Many people think LaShoto has gone off the deep end. The chiropractor says he is designing a special Kevlar outfit for his son. He requires both his son and daughter to wear special caged helmets when they go to Red Sox games. His views about safety have become so strident that he has been kicked off the field at Little League games because some say he was scaring the players.
"He is definitely obsessed," said Tony Romano, who coaches James's baseball team, the Orioles. "He takes things way too seriously, and he treats the kids like they're playing for the Red Sox."

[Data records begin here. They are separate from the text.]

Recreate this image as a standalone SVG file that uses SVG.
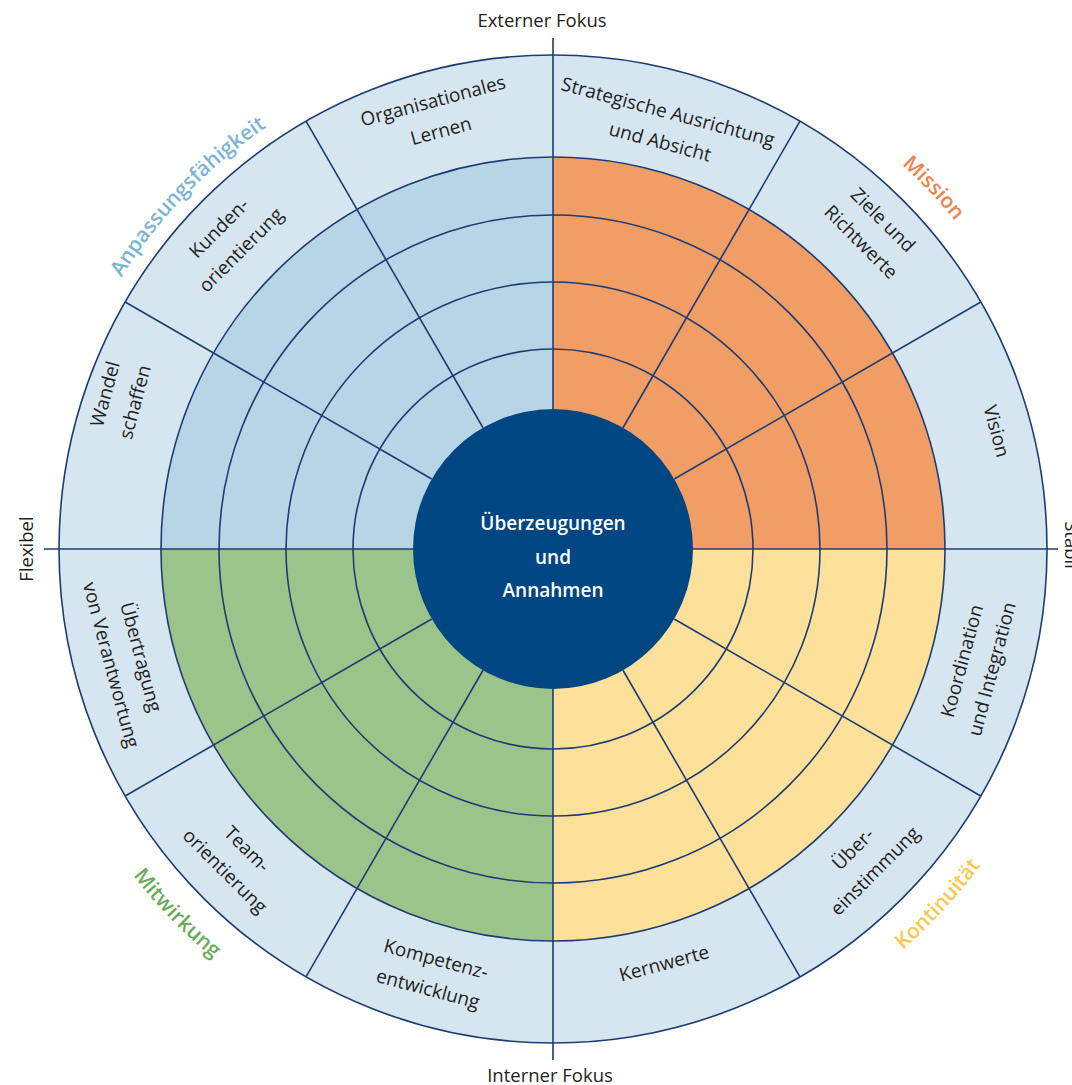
<svg xmlns="http://www.w3.org/2000/svg" xmlns:xlink="http://www.w3.org/1999/xlink" width="1072" height="1085" viewBox="0 0 1072 1085">
  <style>
    .line { fill: none; stroke: #1e3c73; stroke-width: 1.6; }
    .lbl { font-family: "Open Sans", "Liberation Sans", sans-serif; font-size: 19px; fill: #231f20; text-anchor: middle; }
    .axis { font-family: "Open Sans", "Liberation Sans", sans-serif; font-size: 18.5px; fill: #231f20; text-anchor: middle; }
    .dim { font-family: "Open Sans", "Liberation Sans", sans-serif; font-size: 21px; font-weight: 600; text-anchor: middle; }
    .core { font-family: "Open Sans", "Liberation Sans", sans-serif; font-size: 19px; font-weight: 600; fill: #ffffff; text-anchor: middle; }
  </style>
  <defs>
    <!-- one radial divider, from the core circle to the outer rim; rotated copies below -->
    <line id="spoke" class="line" x1="553" y1="409" x2="553" y2="55"/>
    <!-- baselines for the four dimension names -->
    <path id="arc-anpassung" d="M 44.24 513.42 A 510 510 0 0 1 499.69 41.79"/>
    <path id="arc-mission" d="M 611.75 33.34 A 519 519 0 0 1 1071.03 517.32"/>
    <path id="arc-kontinuitaet" d="M 620.60 1076.69 A 532 532 0 0 0 1084.41 574.06"/>
    <path id="arc-mitwirkung" d="M 22.36 587.04 A 532 532 0 0 0 498.32 1078.18"/>
  </defs>

  <!-- wheel background and quadrant fills -->
  <g id="wheel">
    <circle cx="553" cy="549" r="494" fill="#d6e6f1"/>
    <path d="M553 549 L161 549 A392 392 0 0 1 553 157 Z" fill="#b6d5e6"/>
    <path d="M553 549 L553 157 A392 392 0 0 1 945 549 Z" fill="#f09d66"/>
    <path d="M553 549 L945 549 A392 392 0 0 1 553 941 Z" fill="#fde09a"/>
    <path d="M553 549 L553 941 A392 392 0 0 1 161 549 Z" fill="#9bc48b"/>
    <circle class="line" cx="553" cy="549" r="494"/>
    <circle class="line" cx="553" cy="549" r="392"/>
    <circle class="line" cx="553" cy="549" r="334"/>
    <circle class="line" cx="553" cy="549" r="267"/>
    <circle class="line" cx="553" cy="549" r="200"/>
  </g>

  <!-- axes and sector dividers -->
  <g id="connectors">
    <line class="line" x1="553" y1="38" x2="553" y2="1060"/>
    <line class="line" x1="44" y1="549" x2="1058" y2="549"/>
    <use xlink:href="#spoke" transform="rotate(30 553 549)"/>
    <use xlink:href="#spoke" transform="rotate(60 553 549)"/>
    <use xlink:href="#spoke" transform="rotate(120 553 549)"/>
    <use xlink:href="#spoke" transform="rotate(150 553 549)"/>
    <use xlink:href="#spoke" transform="rotate(210 553 549)"/>
    <use xlink:href="#spoke" transform="rotate(240 553 549)"/>
    <use xlink:href="#spoke" transform="rotate(300 553 549)"/>
    <use xlink:href="#spoke" transform="rotate(330 553 549)"/>
  </g>

  <!-- core -->
  <g id="core">
    <circle cx="553" cy="549" r="140" fill="#004683"/>
    <text class="core"><tspan x="553" y="530">Überzeugungen</tspan><tspan x="553" y="564">und</tspan><tspan x="553" y="597">Annahmen</tspan></text>
  </g>

  <!-- axis captions -->
  <g id="axis-labels">
    <text class="axis" x="542" y="27">Externer Fokus</text>
    <text class="axis" x="550" y="1082">Interner Fokus</text>
    <text class="axis" transform="translate(33 549) rotate(-90)">Flexibel</text>
    <text class="axis" transform="translate(1065 545) rotate(90)">Stabil</text>
  </g>

  <!-- dimension names -->
  <g id="dimensions">
    <text class="dim" fill="#7db5d1"><textPath xlink:href="#arc-anpassung" startOffset="50%">Anpassungsfähigkeit</textPath></text>
    <text class="dim" fill="#ea8452"><textPath xlink:href="#arc-mission" startOffset="50%">Mission</textPath></text>
    <text class="dim" fill="#f6ca4f"><textPath xlink:href="#arc-kontinuitaet" startOffset="50%">Kontinuität</textPath></text>
    <text class="dim" fill="#6aab58"><textPath xlink:href="#arc-mitwirkung" startOffset="50%">Mitwirkung</textPath></text>
  </g>

  <!-- sector labels in the outer ring -->
  <g id="organisationales-lernen" transform="translate(437 116) rotate(-15)">
    <text class="lbl"><tspan x="0" y="-9">Organisationales</tspan><tspan x="0" y="22">Lernen</tspan></text>
  </g>
  <g id="strategische-ausrichtung" transform="translate(664 127) rotate(15)">
    <text class="lbl"><tspan x="0" y="-9">Strategische Ausrichtung</tspan><tspan x="0" y="22">und Absicht</tspan></text>
  </g>
  <g id="ziele-richtwerte" transform="translate(872 231) rotate(45)">
    <text class="lbl"><tspan x="0" y="-9">Ziele und</tspan><tspan x="0" y="22">Richtwerte</tspan></text>
  </g>
  <g id="vision" transform="translate(997 431) rotate(75)">
    <text class="lbl" x="0" y="7">Vision</text>
  </g>
  <g id="koordination-integration" transform="translate(977 665) rotate(-75)">
    <text class="lbl"><tspan x="0" y="-9">Koordination</tspan><tspan x="0" y="22">und Integration</tspan></text>
  </g>
  <g id="uebereinstimmung" transform="translate(864 860) rotate(-45)">
    <text class="lbl"><tspan x="0" y="-9">Über-</tspan><tspan x="0" y="22">einstimmung</tspan></text>
  </g>
  <g id="kernwerte" transform="translate(664 963) rotate(-15)">
    <text class="lbl" x="0" y="7">Kernwerte</text>
  </g>
  <g id="kompetenzentwicklung" transform="translate(432 974) rotate(15)">
    <text class="lbl"><tspan x="0" y="-9">Kompetenz-</tspan><tspan x="0" y="22">entwicklung</tspan></text>
  </g>
  <g id="teamorientierung" transform="translate(236 860) rotate(45)">
    <text class="lbl"><tspan x="0" y="-9">Team-</tspan><tspan x="0" y="22">orientierung</tspan></text>
  </g>
  <g id="uebertragung-verantwortung" transform="translate(126 661) rotate(75)">
    <text class="lbl"><tspan x="0" y="-9">Übertragung</tspan><tspan x="0" y="22">von Verantwortung</tspan></text>
  </g>
  <g id="wandel-schaffen" transform="translate(120 398) rotate(-75)">
    <text class="lbl"><tspan x="0" y="-9">Wandel</tspan><tspan x="0" y="22">schaffen</tspan></text>
  </g>
  <g id="kundenorientierung" transform="translate(230 239) rotate(-45)">
    <text class="lbl"><tspan x="0" y="-9">Kunden-</tspan><tspan x="0" y="22">orientierung</tspan></text>
  </g>
</svg>
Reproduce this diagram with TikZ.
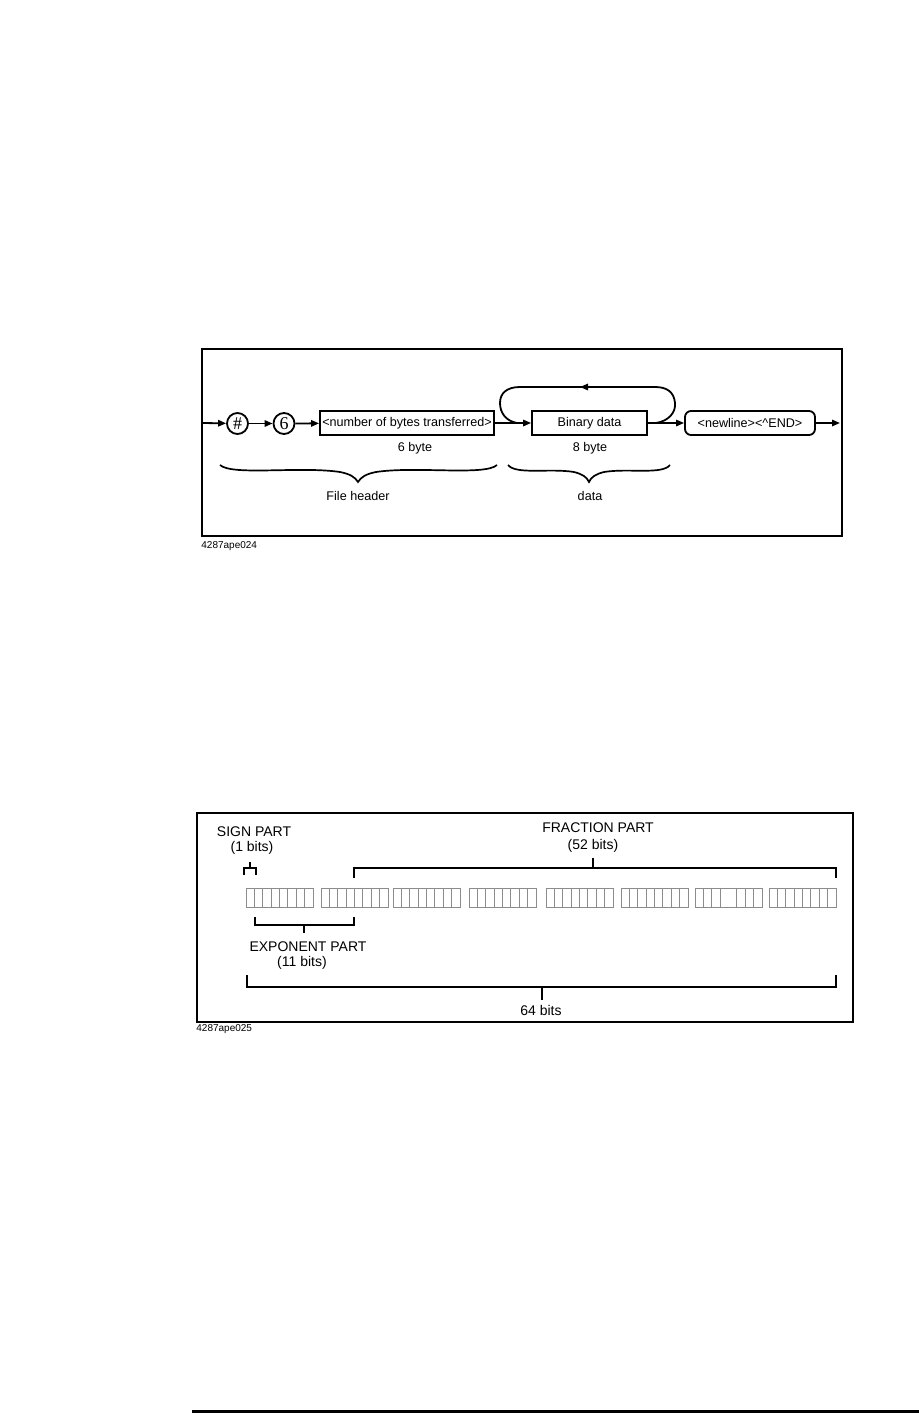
\documentclass[tikz,border=0pt]{standalone}
\usepackage{fontspec}
\setmainfont{Liberation Sans}
\newfontfamily\symfont{Liberation Serif}
\usetikzlibrary{arrows.meta}
\begin{document}
\begin{tikzpicture}[x=0.5pt,y=-0.5pt,
  conn/.style={line width=0.9pt,-{Triangle[length=4pt,width=3.2pt]}},
  plainline/.style={line width=0.9pt},
  syntaxbox/.style={draw,line width=0.9pt,inner sep=0pt,minimum height=12pt,font=\fontsize{6.3pt}{7pt}\selectfont},
  roundbox/.style={syntaxbox,rounded corners=3pt},
  circ/.style={draw,circle,line width=0.9pt,inner sep=0pt,minimum size=10.5pt,font=\symfont\fontsize{9pt}{9pt}\selectfont},
  toptext/.style={inner sep=0pt,font=\fontsize{6.3pt}{7pt}\selectfont},
  bottext/.style={inner sep=0pt,font=\fontsize{7pt}{8pt}\selectfont},
  figlabel/.style={inner sep=0pt,anchor=west,font=\fontsize{5pt}{6pt}\selectfont},
  frame/.style={draw,line width=1pt},
  bframe/.style={draw,line width=0.65pt},
  cell/.style={draw=black!45,line width=0.5pt},
  bracket/.style={line width=1.1pt},
  brace/.style={line width=0.85pt}
]
\useasboundingbox (0,0) rectangle (919,1413);

% ---------- top diagram ----------
\draw[frame] (202,349) rectangle (842,536);
\coordinate (start) at (202,423);
\coordinate (stop) at (840,423);
\node[circ] (sharp) at (237.5,423.5) {\#};
\node[circ] (six) at (284,423.5) {6};
\node[syntaxbox,minimum width=87pt] (nbytes) at (407,423) {<number of bytes transferred>};
\node[syntaxbox,minimum width=57.5pt] (bin) at (589.5,423) {Binary data};
\node[roundbox,minimum width=65pt] (nl) at (750,423) {<newline><\textasciicircum END>};

\draw[conn] (start) -- (sharp);
\draw[conn] (sharp) -- (six);
\draw[conn] (six) -- (nbytes);
\draw[conn] (nbytes) -- (bin);
\draw[conn] (bin) -- (nl);
\draw[conn] (nl) -- (stop);

% loop back
\coordinate (loopout) at (656,423);
\coordinate (loopin) at (517,423);
\coordinate (looparrowstart) at (605,387);
\coordinate (looparrowtip) at (580,387);
\draw[plainline] (loopout) .. controls (669,421) and (676,412) .. (675,403)
  .. controls (674,392) and (667,387) .. (655,387) -- (520,387)
  .. controls (507,387) and (500,393) .. (500,403)
  .. controls (500,413) and (506,421) .. (loopin);
\draw[conn] (looparrowstart) -- (looparrowtip);

\node[toptext] (b6) at (415,448) {6 byte};
\node[toptext] (b8) at (590,448) {8 byte};

\draw[brace] (220,465) .. controls (232,476) and (300,466) .. (340,472)
  .. controls (350,474) and (355,477) .. (358,482)
  .. controls (361,477) and (366,474) .. (376,472)
  .. controls (416,466) and (485,476) .. (497,465);
\draw[brace] (508,465) .. controls (516,475) and (550,468) .. (574,472)
  .. controls (582,474) and (587,477) .. (589,482)
  .. controls (591,477) and (596,474) .. (604,472)
  .. controls (628,468) and (662,475) .. (670,465);

\node[toptext] (fh) at (358,496) {File header};
\node[toptext] (dt) at (590,496) {data};
\node[figlabel] (lab1) at (201,546) {4287ape024};

% ---------- bottom diagram ----------
\draw[bframe] (197,813) rectangle (853,1022);

\node[bottext] (sign) at (254,832) {SIGN PART};
\node[bottext] (sign2) at (252,848) {(1 bits)};
\node[bottext] (frac) at (598,828) {FRACTION PART};
\node[bottext] (frac2) at (593,846) {(52 bits)};
\node[bottext] (expo) at (308,947) {EXPONENT PART};
\node[bottext] (expo2) at (302,963) {(11 bits)};
\node[bottext] (all) at (541,1010) {64 bits};

\foreach \s [count=\g] in {246,321,393,469,546,621,695,769}{
  \draw[cell] (\s,888) rectangle ++(67,19);
  \foreach \k in {1,...,7}{
    \ifnum\g\k=74 \else
      \draw[cell] ({\s+\k*8.375},888) -- ++(0,19);
    \fi
  }
}

% sign bracket
\draw[bracket] (244,875) -- (244,868) -- (256,868) -- (256,875);
\draw[bracket] (250,868) -- (250,862);
% fraction bracket
\draw[bracket] (354,878) -- (354,868) -- (836,868) -- (836,878);
\draw[bracket] (593,868) -- (593,858);
% exponent bracket
\draw[bracket] (255,917) -- (255,925) -- (354,925) -- (354,917);
\draw[bracket] (304,925) -- (304,933);
% 64 bits bracket
\draw[bracket] (247,975) -- (247,987) -- (836,987) -- (836,975);
\draw[bracket] (542,987) -- (542,1000);

\node[figlabel] (lab2) at (196,1029) {4287ape025};

% footer rule
\draw[line width=1.5pt] (192,1411) -- (919,1411);
\end{tikzpicture}
\end{document}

For Frank Deford, a sports commentator and senior writer at Sports Illustrated, safety issues should be taken only so far in professional sports.
"Life is not risk free; it's not a perfect world," he said. "The pleasure that comes from being close to a game, for millions of people, far outweighs the occasional risk that's bound to happen. But weird things happen."
Pushing his son to put on his baseball uniform while the boy was at camp one recent afternoon, LaShoto pointed to James's shatterproof glasses, his dentist-fitted mouthpiece, special sun-blocking undershirt, and the piece of equipment the boy is teased for the most: his athletic supporter.
"We're designing a special vest that would go from his larynx down to his coccyx," he said, pulling James's shirt up to show where it would go. "Only then will the kids really be safe."